Voici un livre de science-fiction (2084, un clin d'oeil) qui aborde un thème politique important : avons-nous échangé notre liberté contre une douce soumission au confort de l'assistance ? Dit autrement, la social-démocratie, pour pouvoir fonctionner, fait-elle de nous des veaux ? Encore qu'un esprit frondeur peut retourner la question : si nous sommes des veaux, peut-on espérer mieux que la social-démocratie ? Bien entendu, le roman ne répond pas à la question qui n'a sans doute pas de réponse. Sinon, ça se saurait ?
Au-delà de cette question, en effet essentielle, le roman en pose deux autres que les présidentielles de 2017 nous font vivre en réel, surtout la première.
- La démocratie a été conçue comme un choix d'idées, proposées par des hommes qui reflètent des partis, choix qui est en fin de compte tranché par le vote du peuple.
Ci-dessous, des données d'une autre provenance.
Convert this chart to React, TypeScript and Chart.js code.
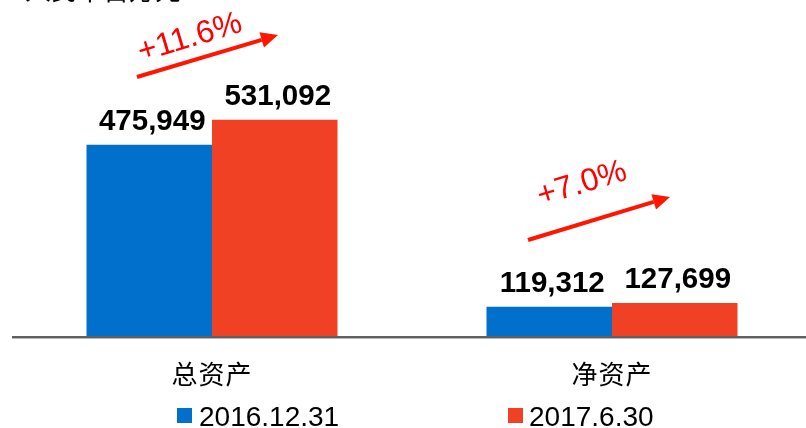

Mais on constate qu'une inversion de ce processus est en marche, si j'ose dire : on remplace la production d'idées par des sondages et analyses complexes et on en propose au peuple la synthèse. Lequel peuple voit ainsi son ego flatté et approuve. Giscard, qui n'avait pas les moyens électroniques dont on dispose pour ces analyses, en rêvait et appelait ça la politique "conjoncturelle". Il nous a laissé une augmentation faramineuse de la dette, car les désirs du peuple ont un coût. Cette inversion est à mes yeux l'habillage d'une absence de volonté politique, la certitude d'une politique au fil de l'eau, changeante au rythme des caprices de l'opinion et coûteuse. C'est en gros ce que le dernier quinquennat a vécu honteusement et ce qu'un des candidats revendique comme du "progressisme". Langue de bois pas morte !
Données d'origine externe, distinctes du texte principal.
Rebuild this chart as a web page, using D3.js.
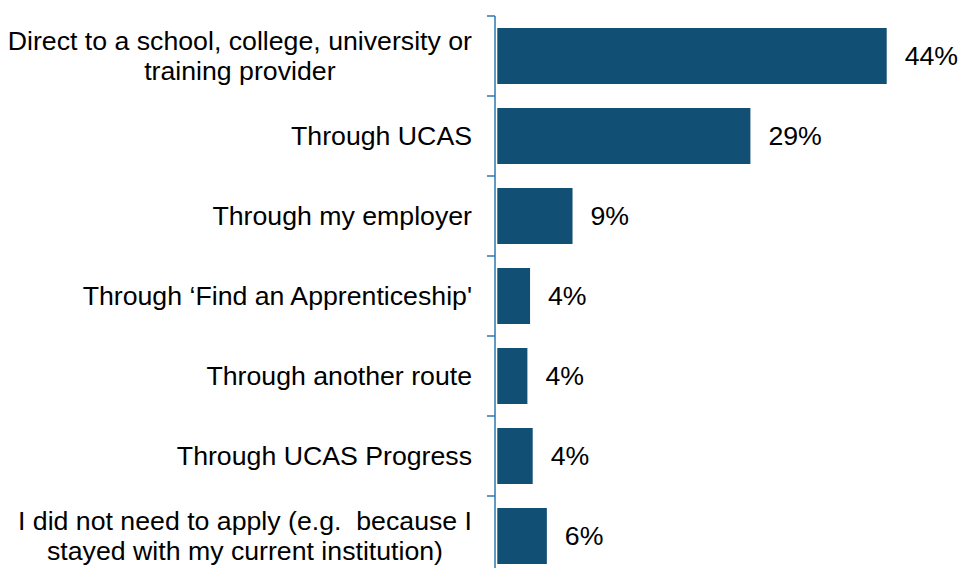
<!DOCTYPE html>
<html><head><meta charset="utf-8">
<script src="https://cdn.jsdelivr.net/npm/d3@7"></script>
<style>html,body{margin:0;padding:0;background:#fff;}svg{display:block;}text{white-space:pre;}</style>
</head><body>
<svg id="c" width="958" height="568"></svg>
<script>
const categories = [
  ["Direct to a school, college, university or", "training provider"],
  ["Through UCAS"],
  ["Through my employer"],
  ["Through \u2018Find an Apprenticeship'"],
  ["Through another route"],
  ["Through UCAS Progress"],
  ["I did not need to apply (e.g.  because I", "stayed with my current institution)"]
];
const values = [44.0, 28.6, 8.5, 3.7, 3.4, 4.0, 5.6];
const valueLabels = ["44%", "29%", "9%", "4%", "4%", "4%", "6%"];

const svg = d3.select("#c");
const font = "'Liberation Sans', Arial, sans-serif";
const fs = 26.7;
const ids = d3.range(categories.length);
const y = d3.scaleBand().domain(ids).range([16, 576]).paddingInner(0.3).paddingOuter(0.15);
const x = d3.scaleLinear().domain([0, 44]).range([497.3, 886.7]);
const axisX = 495;
const axisColor = "#2A77B0";
const labelRight = 472;

svg.selectAll("rect.bar").data(ids).enter().append("rect")
  .attr("class","bar")
  .attr("x", x(0)).attr("y", i => y(i))
  .attr("width", i => x(values[i]) - x(0))
  .attr("height", y.bandwidth())
  .attr("fill", "#124F74");

// axis line and boundary ticks
const step = y.step();
const bounds = d3.range(categories.length + 1).map(k => y.range()[0] + k * step);
svg.append("line").attr("x1", axisX).attr("x2", axisX)
  .attr("y1", bounds[0]).attr("y2", bounds[bounds.length-1])
  .attr("stroke", axisColor).attr("stroke-width", 1.5);
svg.selectAll("line.tk").data(bounds).enter().append("line")
  .attr("class","tk").attr("x1", axisX - 8).attr("x2", axisX)
  .attr("y1", d => d).attr("y2", d => d)
  .attr("stroke", axisColor).attr("stroke-width", 1.5);

// category labels: block right-aligned, lines centred within block
const lh = 30;
ids.forEach(i => {
  const lines = categories[i];
  const cy = y(i) + y.bandwidth()/2;
  const t = svg.append("text").attr("text-anchor","middle")
    .attr("font-family", font).attr("font-size", fs).attr("fill","#000");
  const spans = lines.map((ln, j) => t.append("tspan")
      .attr("y", cy + (j - (lines.length-1)/2) * lh)
      .attr("dy", "0.35em").text(ln));
  const maxW = d3.max(spans, s => s.node().getComputedTextLength());
  spans.forEach(s => s.attr("x", labelRight - maxW/2));
});

// value labels
svg.selectAll("text.val").data(ids).enter().append("text")
  .attr("class","val")
  .attr("x", i => x(values[i]) + 18)
  .attr("y", i => y(i) + y.bandwidth()/2)
  .attr("dy","0.35em")
  .attr("font-family", font).attr("font-size", fs).attr("fill","#000")
  .text(i => valueLabels[i]);
</script>
</body></html>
- L'intrusion des moyens de traitement électroniques des données permet un suivi beaucoup plus fin que les traditionnels sondages et surtout ouvre la porte du suivi en temps réel de l'opinion. Des modèles digitaux (des algorithmes) informent à chaque instant les dirigeants des attentes des gouvernés. Information sans doute utile, mais qui ouvre la porte à la domination des algorithmes dans les décisions et une déshumanisation de la politique chez les gouvernants faibles, uniquement "à l'écoute du peuple". La France du quinquennat passé a commencé à vivre ce marketing algorithmique sans idée, en laissant filer les problèmes et en s'achetant à prix élevé une paix provisoire.
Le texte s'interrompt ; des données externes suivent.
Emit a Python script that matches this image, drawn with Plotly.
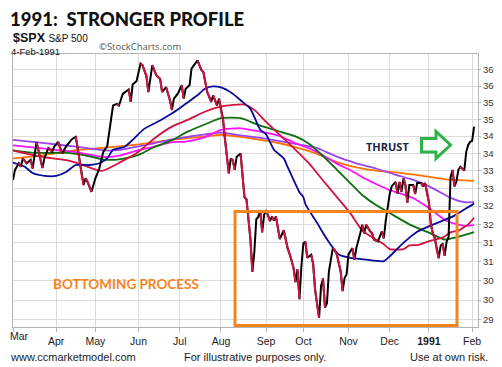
import plotly.graph_objects as go

# x values: trading-day number, 1 Mar 1990 = 0 (4 Feb 1991 = 235)
price_day = [0, 1, 3, 4, 5, 7, 9, 10, 12, 15, 16, 18, 20, 21, 23, 25, 27, 30, 32, 33,
             35, 36, 37, 38, 40, 42, 44, 46, 48, 50, 51, 53, 54, 56, 58, 59, 60, 61, 63, 65,
             66, 68, 69, 71, 73, 75, 76, 78, 80, 81, 82, 84, 86, 87, 88, 90, 91, 94, 95, 96,
             97, 99, 100, 101, 102, 104, 105, 106, 107, 108, 110, 111, 112, 113, 114, 116, 117, 118, 119, 120,
             121, 122, 123, 124, 125, 126, 127, 128, 129, 131, 132, 133, 134, 136, 138, 140, 141, 143, 144, 145,
             146, 147, 148, 149, 150, 152, 153, 154, 156, 157, 158, 159, 160, 161, 162, 163, 164, 165, 167, 168,
             169, 170, 171, 173, 174, 175, 177, 178, 179, 180, 182, 183, 184, 186, 188, 189, 190, 191, 192, 193,
             195, 196, 197, 198, 199, 200, 201, 202, 204, 205, 206, 208, 209, 210, 211, 212, 213, 214, 215, 216,
             217, 218, 219, 220, 221, 222, 223, 224, 225, 226, 227, 228, 229, 230, 231, 232, 233, 234, 235]
price_val = [332.3, 335.2, 337.1, 336.1, 338.5, 337.1, 338.1, 335.6, 343.3, 335.7, 338.5, 341.5, 340.4, 341.9, 343.3, 339.9, 341.9, 344.1, 344.8, 341.4,
             333.8, 330.9, 332.8, 331.8, 329.0, 332.8, 335.6, 340.4, 342.0, 350.2, 354.1, 354.6, 354.1, 357.7, 358.7, 359.0, 355.2, 360.5, 361.6, 367.0,
             366.5, 363.1, 358.2, 366.5, 363.4, 362.2, 358.2, 359.7, 355.7, 352.7, 356.2, 357.7, 360.3, 356.2, 359.2, 360.3, 365.4, 368.0, 366.5, 365.0,
             364.4, 358.2, 356.7, 355.2, 357.2, 354.1, 356.2, 352.7, 350.2, 344.3, 334.2, 338.5, 338.0, 335.2, 339.0, 339.9, 333.7, 327.4, 326.9, 321.5,
             316.0, 307.3, 312.5, 321.4, 322.0, 323.9, 317.8, 322.6, 323.9, 320.9, 322.2, 321.0, 322.2, 316.0, 318.4, 313.5, 312.0, 308.3, 304.6, 308.0,
             300.2, 308.9, 314.9, 315.3, 311.0, 311.8, 309.3, 302.5, 295.5, 303.6, 305.6, 298.1, 299.1, 307.4, 311.0, 313.6, 313.0, 312.0, 307.4, 302.3,
             305.7, 306.6, 311.9, 313.6, 310.5, 313.6, 317.6, 319.9, 317.6, 319.9, 318.1, 317.6, 315.8, 315.4, 318.1, 316.2, 321.1, 325.2, 328.4, 330.5,
             331.8, 328.4, 331.8, 329.0, 332.8, 330.9, 326.0, 330.9, 330.9, 328.4, 331.5, 331.5, 330.5, 331.5, 329.0, 326.0, 319.9, 317.6, 316.2, 313.0,
             310.9, 314.3, 314.7, 311.5, 315.3, 316.5, 333.0, 335.2, 330.5, 331.9, 335.2, 336.1, 335.5, 335.0, 340.4, 342.4, 343.3, 343.6, 347.8]

blue_day = [0, 6, 10, 16, 22, 27, 32, 39, 44, 48, 51, 57, 61, 67, 75, 79, 85, 90, 94, 98,
            102, 106, 112, 117, 121, 126, 129, 133, 138, 140, 146, 148, 149, 155, 160, 166, 172, 179, 189, 192,
            199, 206, 213, 219, 225, 231, 235]
blue_val = [337.3, 336.1, 334.3, 333.5, 333.5, 334.6, 336.6, 336.6, 337.1, 338.5, 341.0, 341.9, 343.9, 347.2, 349.6, 351.0, 353.3, 355.5, 357.2, 359.3,
            359.9, 359.6, 357.7, 355.2, 353.1, 346.9, 345.5, 341.0, 338.5, 336.0, 328.9, 327.5, 325.6, 320.4, 316.0, 311.9, 311.0, 310.6, 310.1, 311.4,
            315.0, 318.0, 319.7, 321.0, 322.4, 324.4, 325.7]

red_day = [0, 14, 28, 36, 45, 55, 64, 72, 81, 89, 98, 106, 118, 123, 129, 137, 144, 151, 158, 165,
           172, 178, 183, 189, 192, 199, 202, 206, 213, 219, 223, 227, 230, 232, 235]
red_val = [340.8, 339.0, 337.9, 336.5, 334.9, 337.5, 340.4, 344.3, 347.8, 349.8, 352.3, 353.8, 354.4, 352.8, 349.2, 344.8, 341.0, 337.0, 332.2, 327.6,
           323.0, 318.3, 316.5, 314.6, 313.3, 313.3, 314.3, 314.4, 315.6, 316.4, 317.8, 318.3, 319.3, 320.0, 321.8]

green_day = [0, 11, 28, 39, 47, 55, 64, 72, 81, 89, 98, 106, 116, 125, 135, 144, 151, 158, 165, 172,
             178, 185, 192, 202, 213, 220, 226, 235]
green_val = [340.8, 340.1, 340.1, 339.1, 338.1, 338.3, 339.5, 341.8, 343.8, 346.3, 348.5, 350.3, 350.3, 348.3, 346.5, 344.9, 342.7, 339.2, 335.3, 331.4,
             328.1, 325.3, 323.1, 320.0, 317.5, 315.9, 316.5, 317.9]

magenta_day = [0, 15, 32, 47, 55, 64, 72, 81, 88, 98, 106, 116, 126, 135, 144, 151, 158, 165, 172, 178,
               185, 192, 204, 213, 221, 230, 235]
magenta_val = [342.3, 341.4, 340.3, 338.9, 339.4, 340.9, 341.9, 343.2, 343.4, 344.7, 346.8, 347.3, 346.3, 345.2, 342.9, 341.4, 339.4, 337.0, 335.1, 333.1,
               331.2, 329.5, 327.2, 324.1, 320.9, 319.6, 319.8]

purple_day = [0, 15, 32, 47, 55, 64, 72, 81, 89, 98, 106, 116, 126, 136, 146, 155, 165, 175, 185, 195,
              202, 209, 216, 223, 230, 235]
purple_val = [343.9, 343.0, 341.9, 340.8, 341.0, 342.0, 342.9, 344.0, 344.8, 345.5, 346.0, 345.2, 344.5, 343.5, 342.5, 341.5, 339.0, 337.1, 335.6, 333.8,
              332.7, 331.3, 329.4, 327.3, 326.1, 326.1]

orange_day = [0, 15, 32, 47, 64, 81, 98, 106, 116, 126, 136, 146, 155, 165, 175, 185, 195, 209, 221, 235]
orange_val = [338.5, 339.4, 340.9, 341.6, 342.6, 343.9, 344.9, 345.4, 344.8, 343.9, 342.9, 341.4, 339.8, 337.4, 335.9, 335.0, 334.5, 333.5, 332.5, 332.1]

month_day = [0, 22, 42, 64, 85, 106, 129, 148, 171, 192, 212, 234]
month_lbl = ["Mar", "Apr", "May", "Jun", "Jul", "Aug", "Sep", "Oct", "Nov", "Dec", "<b>1991</b>", "Feb"]
y_ticks = [295, 300, 305, 310, 315, 320, 325, 330, 335, 340, 345, 350, 355, 360, 365]

# the page body has an 8px margin; lay the figure out in window pixels minus that offset
OFF = 8
W, H = 502 - OFF, 367 - OFF
L, R, T, B = 13 - OFF, 24, 54 - OFF, 40
PW, PH = W - L - R, H - T - B


def px(x):
    return (x - OFF - L) / PW


def py(y):
    return (H - B - (y - OFF)) / PH


fig = go.Figure()
ma_specs = [
    (orange_day, orange_val, "#ff7200"),
    (purple_day, purple_val, "#9b45f0"),
    (magenta_day, magenta_val, "#ff10ff"),
    (green_day, green_val, "#0c6e0c"),
    (red_day, red_val, "#d3123f"),
    (blue_day, blue_val, "#08089a"),
]
for xd, yv, col in ma_specs:
    fig.add_trace(go.Scatter(x=xd, y=yv, mode="lines", line=dict(color=col, width=1.8, shape="spline", smoothing=0.6),
                             hoverinfo="skip"))

fig.add_trace(go.Scatter(x=price_day, y=price_val, mode="lines", line=dict(color="#000000", width=2), hoverinfo="skip"))
dn_x, dn_y = [], []
for i in range(len(price_day) - 1):
    if price_val[i + 1] < price_val[i]:
        dn_x += [price_day[i], price_day[i + 1], None]
        dn_y += [price_val[i], price_val[i + 1], None]
fig.add_trace(go.Scatter(x=dn_x, y=dn_y, mode="lines", line=dict(color="#d3123f", width=2), hoverinfo="skip"))

shapes = [
    dict(type="rect", xref="paper", yref="paper", x0=px(235), x1=px(457), y0=py(325.5), y1=py(211.5),
         line=dict(color="#f7831f", width=3), fillcolor="rgba(0,0,0,0)"),
]
arrow_pts = [(421.5, 138.5), (436, 138.5), (436, 131.5), (450.5, 145), (436, 158.5), (436, 152), (421.5, 152)]
path = "M " + " L ".join(f"{px(a):.5f},{py(b):.5f}" for a, b in arrow_pts) + " Z"
shapes.append(dict(type="path", xref="paper", yref="paper", path=path,
                   line=dict(color="#2fb24a", width=3), fillcolor="white"))

ann = []


def add_text(text, x, y, size, color="#222", family="Liberation Sans, Arial, sans-serif", xanchor="left", weight=None):
    f = dict(size=size, color=color, family=family)
    if weight:
        f["weight"] = weight
    ann.append(dict(text=text, x=px(x), y=py(y), xref="paper", yref="paper", xanchor=xanchor, yanchor="middle",
                    showarrow=False, font=f))


add_text("1991:  STRONGER PROFILE", 8, 19.4, 18.5, color="#111", family="Lato, Inter, sans-serif", weight=900)
add_text("<b>$SPX</b> <span style='font-size:10px'>S&amp;P 500</span>", 11, 38.2, 12.5, color="#111")
add_text("4-Feb-1991", 9, 51, 9.5, color="#111")
add_text("©StockCharts.com", 97, 46, 9.5, color="#555", family="Open Sans, sans-serif")
add_text("www.ccmarketmodel.com", 8, 357, 11, color="#222")
add_text("For illustrative purposes only.", 255, 357, 11, color="#222", xanchor="center")
add_text("Use at own risk.", 449, 357, 11, color="#222", xanchor="center")
add_text("<b>THRUST</b>", 387, 146, 11, color="#1c2540", xanchor="center", family="Open Sans, sans-serif")
add_text("<b>BOTTOMING PROCESS</b>", 125.5, 283.5, 13.5, color="#f7831f", xanchor="center", family="Lato, sans-serif")
# first month label would straddle the window's left edge: set it as a left-aligned text instead
add_text(month_lbl[0], 8, 336, 10.5, color="#222")

fig.update_layout(
    width=W, height=H, margin=dict(l=L, r=R, t=T, b=B, autoexpand=False),
    paper_bgcolor="white", plot_bgcolor="white", showlegend=False,
    font=dict(family="Liberation Sans, Arial, sans-serif", size=10, color="#222"),
    shapes=shapes, annotations=ann,
)
fig.update_xaxes(range=[0, 237], tickmode="array", tickvals=month_day, ticktext=[""] + month_lbl[1:],
                 showgrid=True, gridcolor="#dcdcdc", gridwidth=1, zeroline=False, automargin=False,
                 showline=True, linecolor="#b4b4b4", linewidth=1, mirror=True,
                 ticks="outside", ticklen=4, tickcolor="#b4b4b4",
                 tickfont=dict(size=10.5, color="#222"))
fig.update_yaxes(type="log", range=[2.46716, 2.56820], side="right", tickmode="array",
                 tickvals=y_ticks, ticktext=[str(v) for v in y_ticks], automargin=False,
                 showgrid=True, gridcolor="#dcdcdc", gridwidth=1, zeroline=False,
                 showline=True, linecolor="#b4b4b4", linewidth=1, mirror=True,
                 ticks="outside", ticklen=2, tickcolor="#b4b4b4",
                 tickfont=dict(size=9.5, color="#333"))

fig.write_html("out.html")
Le roman imagine une société installée sous cloche en milieu semi-hostile et dirigée aux algorithmes. Le chapitre EDCBA du livre est, sur ce point, intéressant. Face au chef d'un groupe anarchiste, le président de la cloche avoue sa quasi-inutilité, sauf à éviter le désordre et donc à brider la liberté de ceux qui ne seraient pas dans la norme de pensée. Comme tout bon anarchiste, convaincu que l'homme libre devient bon, le chef des rebelles n'accepte pas ces restrictions de la liberté. Les expériences qu'il fera sur cette base seront douloureuses. Cela est un peu simple et naïf ? Oui et non, il s'agit bien de deux pôles de pensée, encore vivants ; ce livre a le mérite d'ouvrir le débat.
En revanche la lecture du roman n'est pas un long fleuve tranquille. Les aventures saturniennes des protagonistes sont interminables, enrobées d'un vocabulaire de néologismes types mots-valises que l'on remplit de ce qu'on veut et sur lesquelles la lecture bute 50 fois par page, la rendant lourde, laborieuse. Si "ce qui se conçoit bien s'énonce clairement", la conception est à revoir... Les questions posées justifient quand même sa lecture en acceptant parfois de faire quelques sauts.